Aventures dans le Pacifique sud. Michel Tournier, dans sa préface, qualifie Jack London de « nomade frénétique ». C’est vrai qu’il avait été, sous toutes sortes de latitudes, blanchisseur, chercheur d’or, chasseur de phoques, agriculteur, boxeur, meneur de chiens de traîneau, photographe, reporter et… marin. J’avais lu de lui quelques livres racontant des aventures dans les terres glacées (Croc Blanc, L’appel de la forêt, Le Klondike,…). Cette fois il m’a fait naviguer dans la torpeur tropicale, à l’époque coloniale, entre les confettis du Pacifique Sud ceinturés de récifs de corail, comme Robert-Louis Stevenson.
Son voyage agité à bord de schooners, de cotres ou de ketchs, se passe au croisement d’un monde de brutes, moitié pirates moitié colons. Il s’identifie aux traits de son personnage prétexte, David Grief, un « anglais pur sang », « dandy de la bourlingue », « né pour vivre au soleil » et qui a fait fortune à coup de risques, d’aventures de haut vol, de coups pendables et d’exploitation des terres et des habitants des îles. Il prend la vie comme une partie de cartes. Ce shérif des mers n’hésite jamais à jouer du poing ou du pistolet.

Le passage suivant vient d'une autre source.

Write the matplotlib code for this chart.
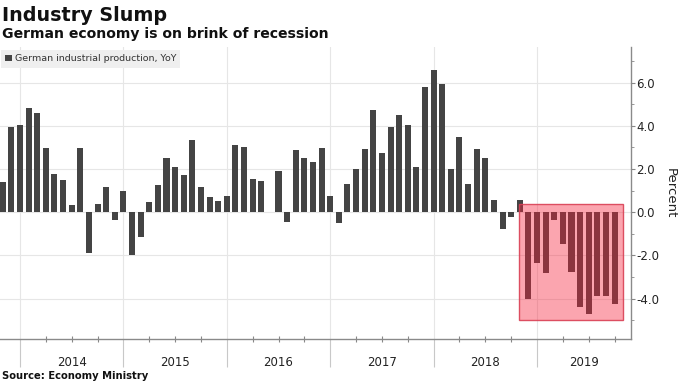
import matplotlib
matplotlib.use('Agg')
import matplotlib.pyplot as plt
import matplotlib.transforms as mtransforms
from matplotlib.patches import Rectangle
import numpy as np
import pandas as pd

# Data: German industrial production, YoY %, monthly Oct 2013 - Sep 2019
months = pd.period_range('2013-10', '2019-09', freq='M')
values = [1.39, 3.93, 4.06, 4.83, 4.58, 2.96, 1.79, 1.50, 0.32, 2.96,
          -1.91, 0.40, 1.19, -0.35, 0.97, -1.99, -1.14, 0.49, 1.27, 2.53,
          2.11, 1.71, 3.33, 1.19, 0.69, 0.51, 0.76, 3.10, 3.04, 1.53,
          1.45, 0.03, 1.90, -0.46, 2.89, 2.53, 2.31, 2.95, 0.76, -0.52,
          1.30, 1.98, 2.92, 4.72, 2.72, 3.93, 4.49, 4.03, 2.08, 5.79,
          6.57, 5.94, 1.99, 3.49, 1.30, 2.93, 2.53, 0.57, -0.76, -0.23,
          0.56, -4.03, -2.36, -2.82, -0.37, -1.47, -2.75, -4.41, -4.71, -3.89,
          -3.89, -4.27]
years = [2014, 2015, 2016, 2017, 2018, 2019]
series_label = 'German industrial production, YoY'

# highlighted recession zone (x in month index, y in percent)
box_x = (59.95, 72.0)
box_y = (-5.0, 0.38)

x = np.arange(len(months))
month_nums = np.array([m.month for m in months])
year_edges = x[month_nums == 12]          # bars sit at month end
quarter_ticks = x[month_nums % 3 == 0]

fig = plt.figure(figsize=(6.8, 3.82), dpi=100)
ax = fig.add_axes([0.0, 0.1126, 0.928, 0.7644])

bar_color = '#444444'
ax.bar(x, values, width=0.7, color=bar_color, zorder=2, label=series_label)

# translucent red overlay on top of the bars
ax.add_patch(Rectangle((box_x[0], box_y[0]), box_x[1] - box_x[0], box_y[1] - box_y[0],
                       facecolor=(0.97, 0.12, 0.22, 0.4), edgecolor=(0.85, 0.25, 0.33, 0.9),
                       linewidth=1.0, zorder=3))

xmin, xmax = -0.32, 72.91
ax.set_xlim(xmin, xmax)
ax.set_ylim(-5.87, 7.65)

# y axis on the right
ax.yaxis.tick_right()
ax.set_yticks(np.arange(-4, 7, 2))
ax.set_yticks(np.arange(-5, 8, 2), minor=True)
ax.set_yticklabels([f'{v:.1f}' for v in np.arange(-4, 7, 2)])
ax.tick_params(axis='y', which='both', direction='out', color='#888888',
               labelsize=8.5, labelcolor='#222222', pad=1)
ax.tick_params(axis='y', which='major', length=3)
ax.tick_params(axis='y', which='minor', length=2)

# x axis: year separators and quarter ticks
ax.set_xticks(year_edges)
ax.set_xticks(quarter_ticks, minor=True)
ax.tick_params(axis='x', which='major', direction='out', length=20, color='#c8c8c8',
               width=0.8, labelbottom=False)
ax.tick_params(axis='x', which='minor', direction='inout', length=4, color='#888888',
               width=0.8)

ax.grid(axis='x', which='major', color='#e6e6e6', linewidth=0.8, zorder=0)
ax.grid(axis='y', which='major', color='#e6e6e6', linewidth=0.8, zorder=0)
ax.set_axisbelow(True)

for side in ['left', 'top']:
    ax.spines[side].set_visible(False)
for side in ['right', 'bottom']:
    ax.spines[side].set_color('#8a8a8a')
    ax.spines[side].set_linewidth(1.0)

trans = mtransforms.blended_transform_factory(ax.transData, ax.transAxes)
for yr, edge in zip(years, year_edges):
    center = (edge + min(edge + 12, xmax)) / 2
    ax.text(center, -0.08, str(yr), transform=trans, ha='center', va='center',
            fontsize=8.5, color='#222222')

fig.text(670 / 680, 1 - 193 / 382, 'Percent', rotation=270, ha='center', va='center',
         fontsize=9.5, color='#222222')

leg = ax.legend(loc='upper left', bbox_to_anchor=(1 / 680, 1 - 50 / 382),
                bbox_transform=fig.transFigure, borderaxespad=0, fontsize=6.8,
                frameon=True, fancybox=False, facecolor='#efefef', edgecolor='none',
                framealpha=1, handlelength=0.7, handleheight=0.7, handletextpad=0.3,
                borderpad=0.45)
for t in leg.get_texts():
    t.set_color('#333333')

fig.text(0.003, 1 - 21 / 382, 'Industry Slump', fontsize=13.8, fontweight='bold',
         ha='left', va='baseline', color='#111111')
fig.text(0.003, 1 - 38 / 382, 'German economy is on brink of recession', fontsize=10.1,
         fontweight='bold', ha='left', va='baseline', color='#111111')
fig.text(0.003, 3 / 382, 'Source: Economy Ministry', fontsize=7.2, fontweight='bold',
         ha='left', va='baseline', color='#111111')

fig.savefig('out.png', dpi=100)
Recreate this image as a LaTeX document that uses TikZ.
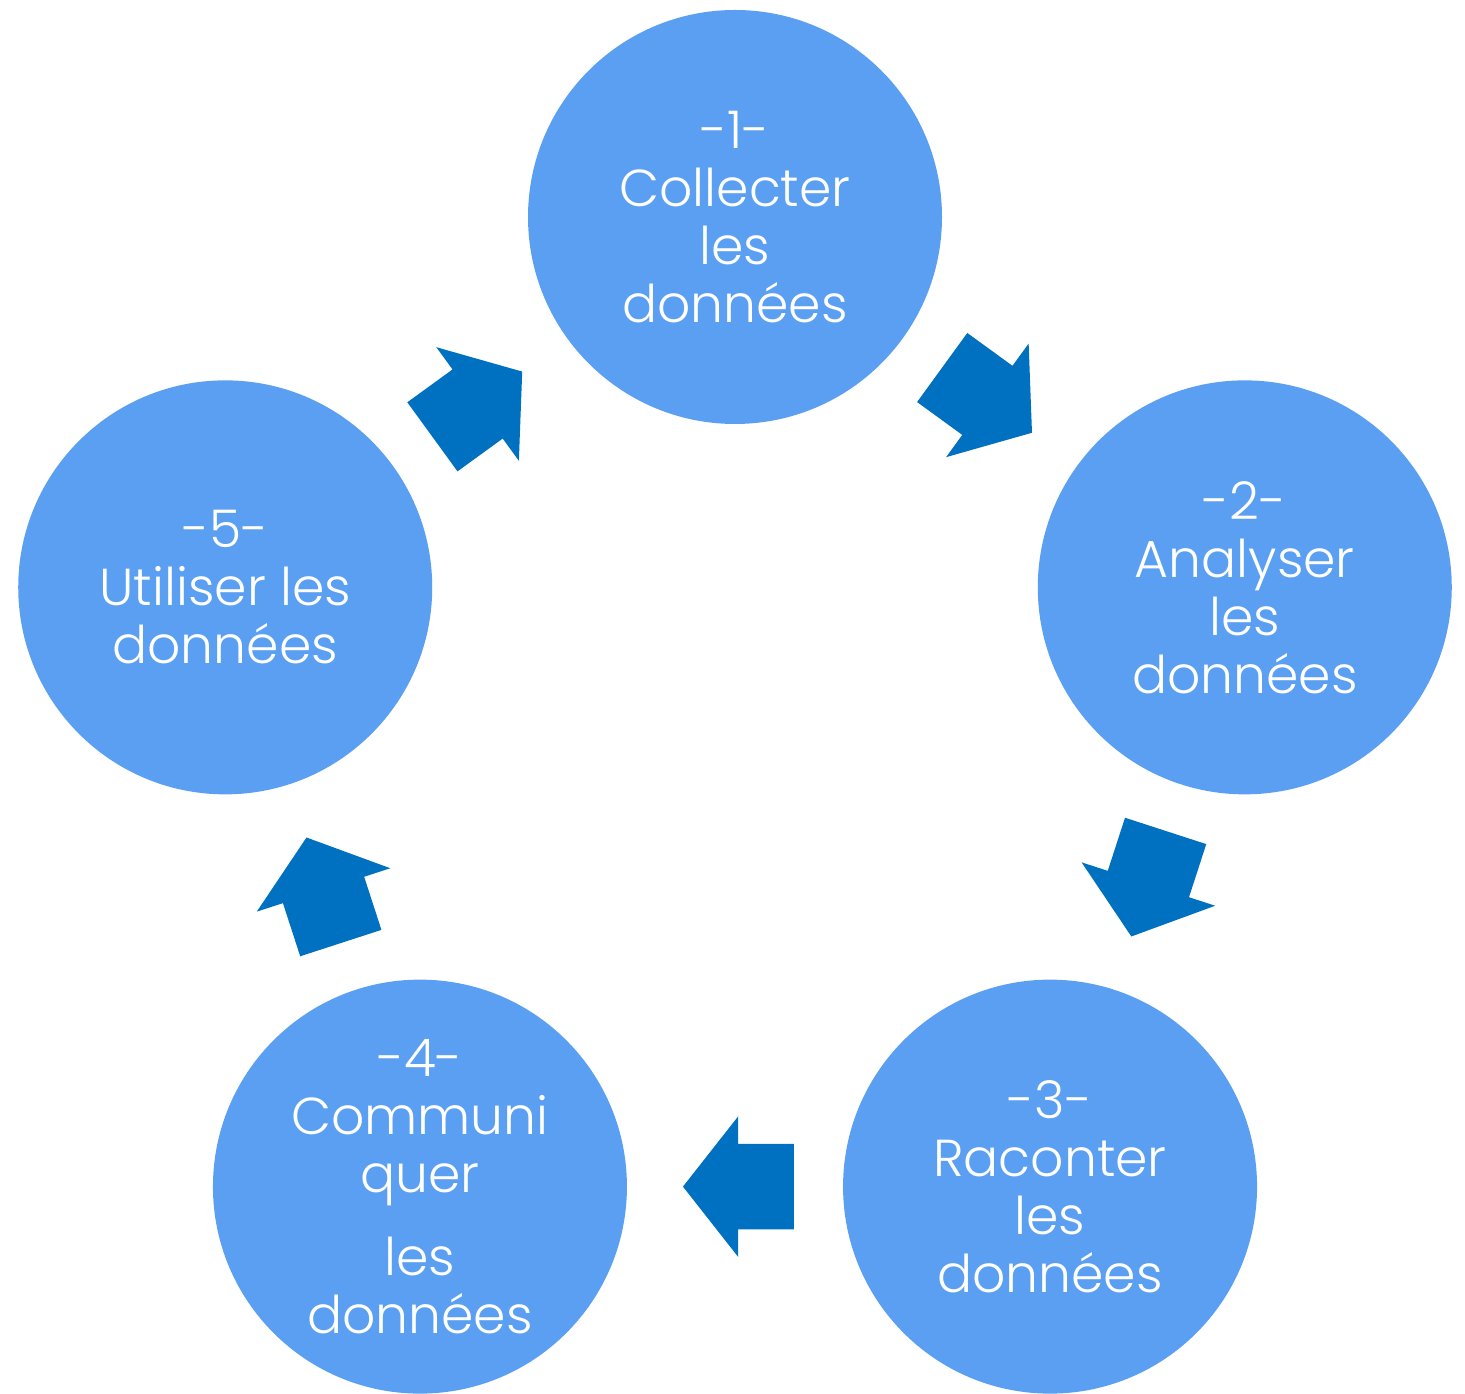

Il est évident que Jack London est admiratif devant ce vagabond des mers du sud, certainement un peu lui-même. Le style de London est vif et, à travers les huit nouvelles de ce livre, il fait plonger, en parcourant de long en large le Pacifique, dans des scènes époustouflantes, subir un ouragan hallucinant, ou vivre des épisodes haletants….
On sent sa passion et son expérience pour la mer et les bateaux, comme en témoignent de belles formules comme « le rugissement alangui des brisants » ou des descriptions beaucoup plus initiées : « ses focs commencèrent à faseyer et les garcettes des ris claquèrent contre la toile »… Son bonheur à décrire la navigation est évident à presque toutes les pages : Le Wonder (nom du schooner bien nommé de son héros) « montait et descendait paresseusement sur une houle transparente comme du cristal, poussé çà et là par des risées venant de l’arrière »…
En revanche certaines pages de London ont cassé tout mon plaisir à le lire. Celles d’un irrépressible vieux fond raciste qui émerge dans de malheureuses formules : « une douzaine de noirs n’abattaient pas plus de travail qu’un seul blanc » ou encore « il était prédisposé à l’alcool, comme le sont ordinairement les sauvages. » Celui que se disait pourtant socialiste militant a hélas trop souvent montré ce sombre penchant.